Ecuador's President Rafael Correa, whose government has mulled an asylum request from US intelligence leaker Edward Snowden, said Monday the fugitive's bid for sanctuary in Russia could resolve the standoff.

"My opinion is that the request to the Russian government could definitely resolve Mr. Snowden's situation," Correa told AFP in an interview after Moscow announced that it received a political asylum application from Snowden.

Correa reiterated that his government cannot process Snowden's asylum request because he is not on Ecuadoran territory. Snowden has been holed up in legal limbo in Moscow's Sheremetyevo airport for more than a week.

"The moment he arrives at our embassy, we can process it there," said Correa, whose announcement last week that he would study Snowden's asylum request had angered Washington, which has filed espionage charges against the fugitive.

Correa meanwhile said he had urged the founder of the secret-spilling website WikiLeaks, Julian Assange, to stop speaking in Ecuador's name.

"The conduct of Assange has bothered me a little and this morning I spoke with the foreign minister (Ricardo Patino) to tell him not to speak about our country's situations," Correa said.

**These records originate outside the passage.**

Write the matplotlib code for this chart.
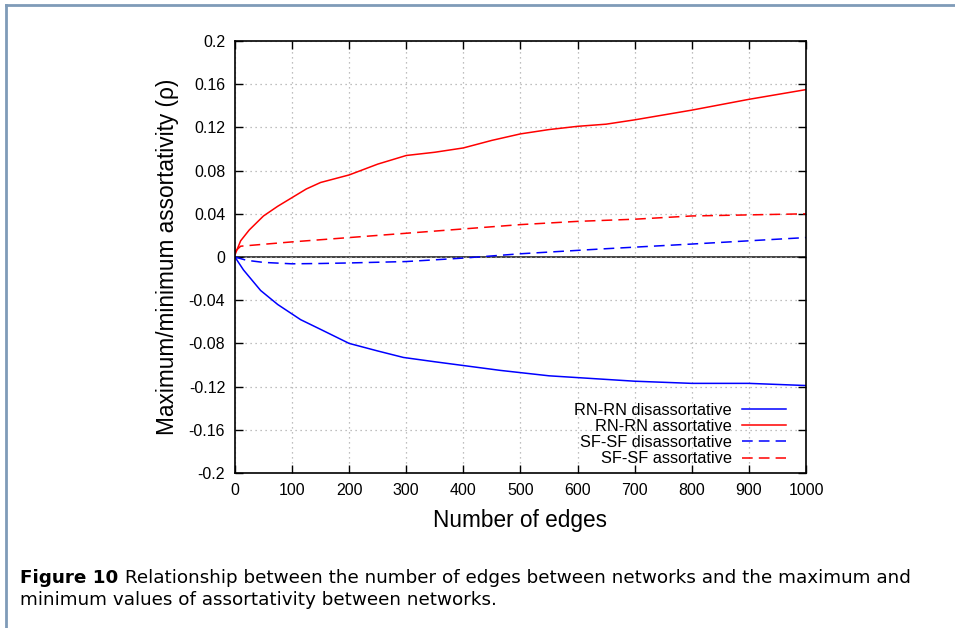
import matplotlib
matplotlib.use("Agg")
import matplotlib.pyplot as plt
from matplotlib.lines import Line2D

# 数据
x_rn_dis = [0, 15, 45, 75, 115, 150, 200, 250, 295, 350, 465, 550, 700, 800, 900, 1000]
y_rn_dis = [0, -0.012, -0.031, -0.044, -0.058, -0.067, -0.080, -0.087, -0.093, -0.097,
            -0.105, -0.110, -0.115, -0.117, -0.117, -0.119]

x_rn_ass = [0, 10, 25, 50, 75, 100, 125, 150, 200, 250, 300, 350, 400, 450, 500, 550,
            600, 650, 700, 800, 900, 1000]
y_rn_ass = [0.002, 0.015, 0.025, 0.038, 0.047, 0.055, 0.063, 0.069, 0.076, 0.086, 0.094,
            0.097, 0.101, 0.108, 0.114, 0.118, 0.121, 0.123, 0.127, 0.136, 0.146, 0.155]

x_sf_dis = [0, 20, 50, 100, 150, 200, 300, 400, 450, 500, 640, 800, 900, 1000]
y_sf_dis = [0, -0.003, -0.005, -0.0063, -0.006, -0.0055, -0.0042, -0.001, 0.001, 0.003,
            0.0074, 0.012, 0.015, 0.018]

x_sf_ass = [0, 10, 100, 200, 300, 400, 500, 600, 700, 800, 900, 1000]
y_sf_ass = [0.005, 0.010, 0.014, 0.018, 0.022, 0.026, 0.030, 0.033, 0.035, 0.038, 0.039, 0.040]

labels = ["RN-RN disassortative", "RN-RN assortative", "SF-SF disassortative", "SF-SF assortative"]
xticks = list(range(0, 1001, 100))
yticks = [-0.2, -0.16, -0.12, -0.08, -0.04, 0, 0.04, 0.08, 0.12, 0.16, 0.2]
yticklabels = ["-0.2", "-0.16", "-0.12", "-0.08", "-0.04", "0", "0.04", "0.08", "0.12", "0.16", "0.2"]

plt.rcParams['font.family'] = ['Liberation Sans', 'DejaVu Sans']

fig = plt.figure(figsize=(9.55, 6.28), dpi=100)
ax = fig.add_axes([0.246, 0.2468, 0.598, 0.6879])

# 边框
fig.add_artist(Line2D([6 / 955, 1], [1 - 5 / 628, 1 - 5 / 628], color="#7f9bb8", lw=2))
fig.add_artist(Line2D([6 / 955, 6 / 955], [0, 1 - 5 / 628], color="#7f9bb8", lw=2))

ax.axhline(0, color="#333333", lw=1.3, zorder=1)
dash = (0, (7, 4))
ax.plot(x_rn_dis, y_rn_dis, color="#0000ff", lw=1.1, label=labels[0])
ax.plot(x_rn_ass, y_rn_ass, color="#ff0000", lw=1.1, label=labels[1])
ax.plot(x_sf_dis, y_sf_dis, color="#0000ff", lw=1.1, linestyle=dash, label=labels[2])
ax.plot(x_sf_ass, y_sf_ass, color="#ff0000", lw=1.1, linestyle=dash, label=labels[3])

ax.set_xlim(0, 1000)
ax.set_ylim(-0.2, 0.2)
ax.set_xticks(xticks)
ax.set_yticks(yticks)
ax.set_yticklabels(yticklabels)
ax.tick_params(direction="in", top=True, right=True, labelsize=11.5, length=6, width=1, pad=7)
ax.grid(True, color="#aaaaaa", linestyle=(0, (1, 3)), lw=0.9)
for s in ax.spines.values():
    s.set_linewidth(1.2)

ax.set_xlabel("Number of edges", fontsize=16.3, labelpad=8)
ax.set_ylabel("Maximum/minimum assortativity (ρ)", fontsize=16.3, labelpad=7)

ax.legend(loc="lower right", markerfirst=False, frameon=False, fontsize=11.8,
          handlelength=2.7, handletextpad=0.6, labelspacing=0.08, borderaxespad=0,
          bbox_to_anchor=(0.9765, 0.0))

# 图注
fig.canvas.draw()
r = fig.canvas.get_renderer()
t1 = fig.text(20 / 955, 1 - 578 / 628, "Figure 10", fontsize=13.2, fontweight="bold",
              family=["DejaVu Sans"], va="center")
bb = t1.get_window_extent(renderer=r)
fig.text(bb.x1 / 955 + 0.007, 1 - 578 / 628,
         "Relationship between the number of edges between networks and the maximum and",
         fontsize=13.2, family=["DejaVu Sans"], va="center")
fig.text(20 / 955, 1 - 600 / 628, "minimum values of assortativity between networks.",
         fontsize=13.2, family=["DejaVu Sans"], va="center")

plt.savefig("out.png", dpi=100)
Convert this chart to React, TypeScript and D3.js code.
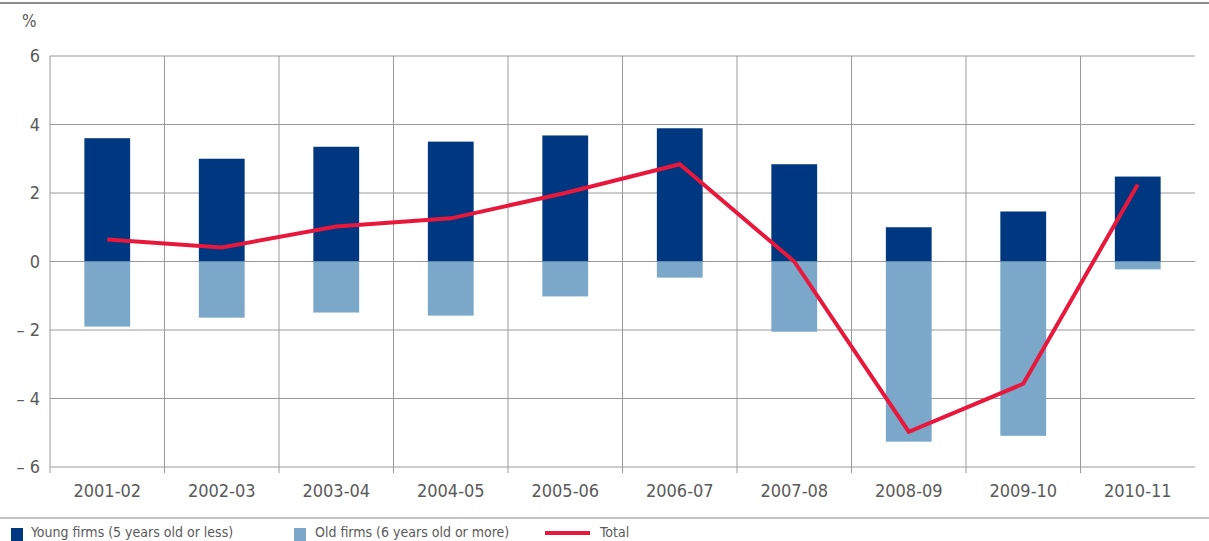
import React from "react";
import * as d3 from "d3";

const categories = ["2001-02", "2002-03", "2003-04", "2004-05", "2005-06", "2006-07", "2007-08", "2008-09", "2009-10", "2010-11"];
const youngFirms = [3.6, 3.0, 3.35, 3.5, 3.68, 3.89, 2.84, 1.0, 1.46, 2.48];
const oldFirms = [-1.9, -1.64, -1.49, -1.58, -1.02, -0.47, -2.05, -5.26, -5.09, -0.23];
const total = [0.64, 0.41, 1.02, 1.26, 2.0, 2.84, 0.0, -4.97, -3.57, 2.25];
const yTicks = [6, 4, 2, 0, -2, -4, -6];

const W = 1209, H = 541;
const left = 50, right = 1195, top = 56, bottom = 467;
const DARK = "#003781";
const LIGHT = "#7ba7c9";
const RED = "#e8173c";
const GRID = "#9a9a9a";
const TXT = "#5a5a5a";
const FONT = "'Liberation Sans Narrow', 'DejaVu Sans Condensed', 'Roboto Condensed', sans-serif";

export default function App() {
  const x = d3.scaleBand<string>().domain(categories).range([left, right]).paddingInner(0).paddingOuter(0);
  const y = d3.scaleLinear().domain([-6, 6]).range([bottom, top]);
  const bw = x.bandwidth() * 0.4;
  const cx = (c: string) => (x(c) as number) + x.bandwidth() / 2;
  const line = d3.line<number>().x((_, i) => cx(categories[i])).y((d) => y(d));
  const fmt = (v: number) => (v < 0 ? "\u2013 " + Math.abs(v) : String(v));

  return (
    <svg width={W} height={H} style={{ position: "absolute", left: 0, top: 0, background: "#fff" }}>
      <line x1={0} x2={W} y1={3} y2={3} stroke="#666" strokeWidth={1.5} />
      <text x={22} y={27} fontSize={17} fill={TXT} fontFamily={FONT}>%</text>
      {yTicks.map((t) => (
        <g key={t}>
          <line x1={left} x2={right} y1={y(t)} y2={y(t)} stroke={GRID} strokeWidth={1} />
          <text x={40} y={y(t) + 6} fontSize={18} fill={TXT} textAnchor="end" fontFamily={FONT}>{fmt(t)}</text>
        </g>
      ))}
      {categories.map((c) => (
        <line key={"v" + c} x1={x(c) as number} x2={x(c) as number} y1={top} y2={bottom + 6} stroke={GRID} strokeWidth={1} />
      ))}
      {categories.map((c, i) => (
        <g key={c}>
          <rect x={cx(c) - bw / 2} width={bw} y={y(youngFirms[i])} height={y(0) - y(youngFirms[i])} fill={DARK} />
          <rect x={cx(c) - bw / 2} width={bw} y={y(0)} height={y(oldFirms[i]) - y(0)} fill={LIGHT} />
          <text x={cx(c)} y={497} fontSize={18} fill={TXT} textAnchor="middle" fontFamily={FONT}>{c}</text>
        </g>
      ))}
      <path d={line(total) || ""} fill="none" stroke={RED} strokeWidth={4} strokeLinejoin="miter" />
      <line x1={0} x2={W} y1={518} y2={518} stroke="#888" strokeWidth={1.2} />
      <rect x={11} y={528} width={12} height={13} fill={DARK} />
      <text x={31} y={537} fontSize={14} fill={TXT} fontFamily={FONT}>Young firms (5 years old or less)</text>
      <rect x={294} y={528} width={12} height={13} fill={LIGHT} />
      <text x={315} y={537} fontSize={14} fill={TXT} fontFamily={FONT}>Old firms (6 years old or more)</text>
      <line x1={545} x2={590} y1={533} y2={533} stroke={RED} strokeWidth={4} />
      <text x={600} y={537} fontSize={14} fill={TXT} fontFamily={FONT}>Total</text>
    </svg>
  );
}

Ecuador has sheltered Assange at its embassy in London since August 2012 and the Australian's organization has been assisting Snowden in his flight from US justice.

Last week, Assange told reporters that Ecuador had given Snowden, whose passport was revoked by the United States, a refugee travel document, but Correa said Saturday that his London consul had made a decision beyond his rank by issuing the paper.